There is this definition of random variable:
Let $(\Omega,\mathcal{F}), (\Omega',\mathcal{F}')$ be two event spaces. We say that a function $X:\Omega\to\Omega'$ is a random variable from $(\Omega,\mathcal{F})$ to $(\Omega',\mathcal{F}')$ if $\forall$ $A'\in\mathcal{F}'$, we have $X^{-1}(A)\in\mathcal{F}$.
My question is why do we have to use preimage in the definition?
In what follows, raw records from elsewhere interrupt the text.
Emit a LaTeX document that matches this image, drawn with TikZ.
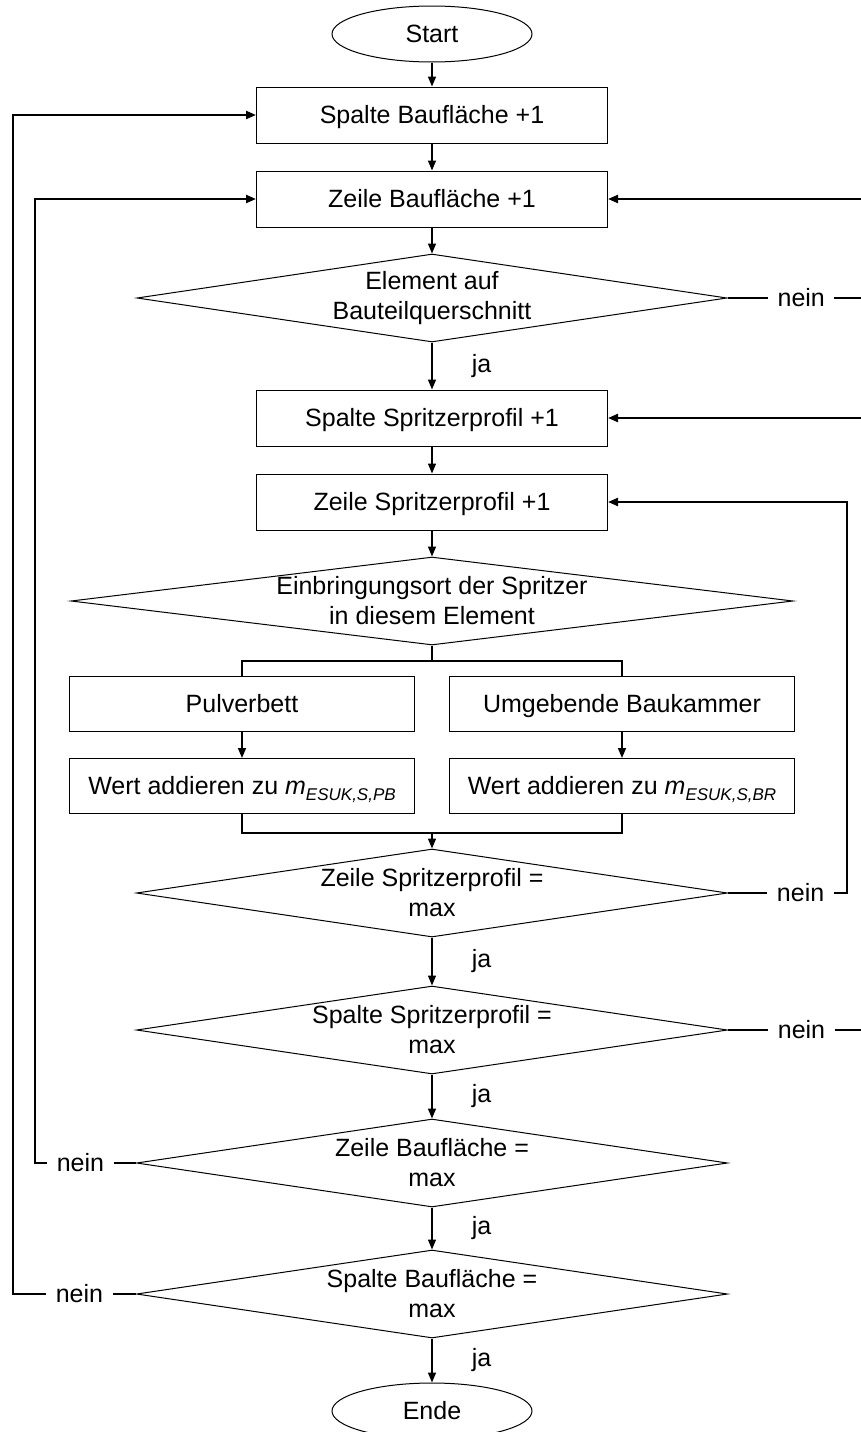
\documentclass[tikz,border=0pt]{standalone}
\usepackage{fontspec}
\setmainfont{Liberation Sans}
\usetikzlibrary{shapes.geometric,arrows.meta}
% italic mass symbol with a lowered italic index
\newcommand\massidx[1]{\textit{m}\raisebox{-6pt}{\fontsize{17}{17}\selectfont\itshape #1}}
\begin{document}
\begin{tikzpicture}[x=1pt,y=-1pt,
  font=\fontsize{25}{30}\selectfont,
  box/.style={draw, line width=1pt, minimum width=351pt, minimum height=56pt, inner sep=0pt, text height=20pt, text depth=4pt},
  sbox/.style={draw, line width=1pt, minimum width=345pt, minimum height=55pt, inner sep=0pt, text height=20pt, text depth=4pt},
  term/.style={draw, ellipse, line width=1pt, minimum width=200pt, minimum height=56pt, inner sep=0pt, text height=20pt, text depth=4pt},
  dec/.style={draw, diamond, line width=1pt, inner sep=0pt, minimum height=88pt},
  dtext/.style={align=center, inner sep=0pt},
  flow/.style={line width=1.6pt, -{Triangle[length=10pt,width=8pt]}},
  plain/.style={line width=1.6pt},
  back/.style={line width=2.2pt, -{Triangle[length=10pt,width=8pt]}},
  neinlbl/.style={fill=white, inner xsep=9.5pt, inner ysep=0pt},
  jalbl/.style={right, inner sep=0pt, xshift=39pt},
]
\useasboundingbox (0,0) rectangle (861,1432);
\clip (0,0) rectangle (861,1432);
\fill[white] (0,0) rectangle (861,1432);

% main column
\node[term] (start) at (432,34) {Start};
\node[box] (sbf) at (432,115) {Spalte Baufläche +1};
\node[box] (zbf) at (432,199) {Zeile Baufläche +1};
\node[dec, minimum width=590pt] (d1) at (432,298) {};
\node[dtext] (t1) at (d1) {Element auf\\Bauteilquerschnitt};
\node[box] (sps) at (432,418) {Spalte Spritzerprofil +1};
\node[box] (zes) at (432,502) {Zeile Spritzerprofil +1};
\node[dec, minimum width=722pt] (d2) at (432,601) {};
\node[dtext] (t2) at (d2) {Einbringungsort der Spritzer\\in diesem Element};

% two branches
\node[sbox] (pb) at (242,704) {Pulverbett};
\node[sbox] (bk) at (622,704) {Umgebende Baukammer};
\node[sbox] (wpb) at (242,786) {Wert addieren zu \massidx{ESUK,S,PB}};
\node[sbox] (wbr) at (622,786) {Wert addieren zu \massidx{ESUK,S,BR}};

% end conditions
\node[dec, minimum width=591pt] (d3) at (432,893) {};
\node[dtext] (t3) at (d3) {Zeile Spritzerprofil =\\max};
\node[dec, minimum width=591pt] (d4) at (432,1030) {};
\node[dtext] (t4) at (d4) {Spalte Spritzerprofil =\\max};
\node[dec, minimum width=591pt] (d5) at (432,1163) {};
\node[dtext] (t5) at (d5) {Zeile Baufläche =\\max};
\node[dec, minimum width=591pt] (d6) at (432,1294) {};
\node[dtext] (t6) at (d6) {Spalte Baufläche =\\max};
\node[term] (ende) at (432,1411) {Ende};

\coordinate (split) at (432,661);
\coordinate (join) at (432,833);
\coordinate (rOuter) at (875,0);
\coordinate (rInner) at (847,0);
\coordinate (lInner) at (35,0);
\coordinate (lOuter) at (13,0);

% forward flow
\draw[flow] (start) -- (sbf);
\draw[flow] (sbf) -- (zbf);
\draw[flow] (zbf) -- (d1);
\draw[flow] (d1) -- node[jalbl]{ja} (sps);
\draw[flow] (sps) -- (zes);
\draw[flow] (zes) -- (d2);
\draw[plain] (d2.south) -- (split);
\draw[plain] (pb.north) |- (split) -| (bk.north);
\draw[flow] (pb) -- (wpb);
\draw[flow] (bk) -- (wbr);
\draw[plain] (wpb.south) |- (join) -| (wbr.south);
\draw[flow] (join) -- (d3);
\draw[flow] (d3) -- node[jalbl]{ja} (d4);
\draw[flow] (d4) -- node[jalbl]{ja} (d5);
\draw[flow] (d5) -- node[jalbl]{ja} (d6);
\draw[flow] (d6) -- node[jalbl]{ja} (ende);

% loops back
\draw[back] (d1.east) -- node[neinlbl, pos=0.5]{nein} (d1.east -| rOuter) |- (zbf.east);
\draw[back] (d3.east) -- node[neinlbl, pos=0.61]{nein} (d3.east -| rInner) |- (zes.east);
\draw[back] (d4.east) -- node[neinlbl, pos=0.5]{nein} (d4.east -| rOuter) |- (sps.east);
\draw[back] (d5.west) -- node[neinlbl, pos=0.55]{nein} (d5.west -| lInner) |- (zbf.west);
\draw[back] (d6.west) -- node[neinlbl, pos=0.46]{nein} (d6.west -| lOuter) |- (sbf.west);
\end{tikzpicture}
\end{document}
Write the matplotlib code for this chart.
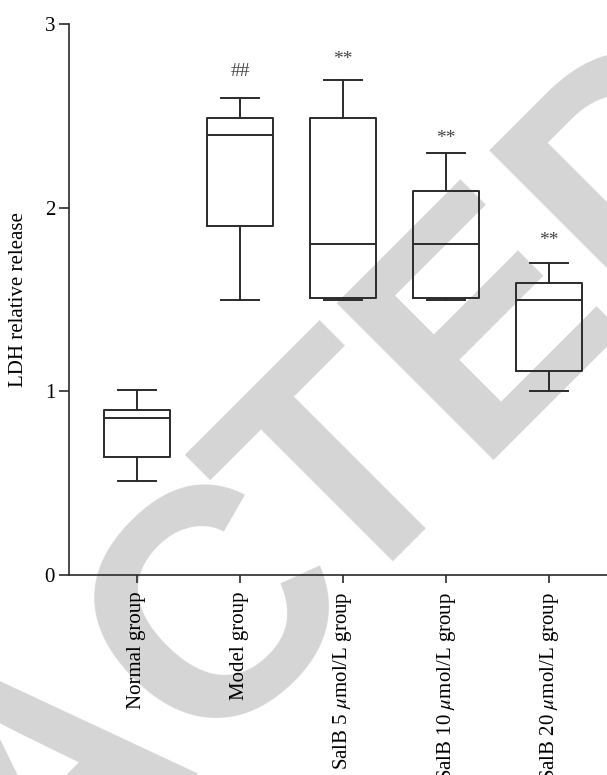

What if we change it to $\forall$ $A\in\mathcal{F}$ then $X(A)\in\mathcal{F}'$?
Could anyone please provide some explanations and if possible some counterexamples on what would go wrong if we don't use the preimage in the definition?
Thanks.
Let me complement on the answer given by drhab.
Indeed, one would not be able in general to compute the measure of the set $X^{-1}A$. However, there is really no problem to introduce another notion of "random variable" by requiring that the image of a measurable set is a measurable set and proceed from there. Something similar (a bit peculiar though, from the point of view of dynamics) is done from time to time in the topological category, with the notion of a "proper map".
On the other hand, there would be serious problems in order to consider stationary probability measures since you would only be able to consider random variables that were invertible mod zero. From my point of view, this is the main reason why one should prefer the usual definition.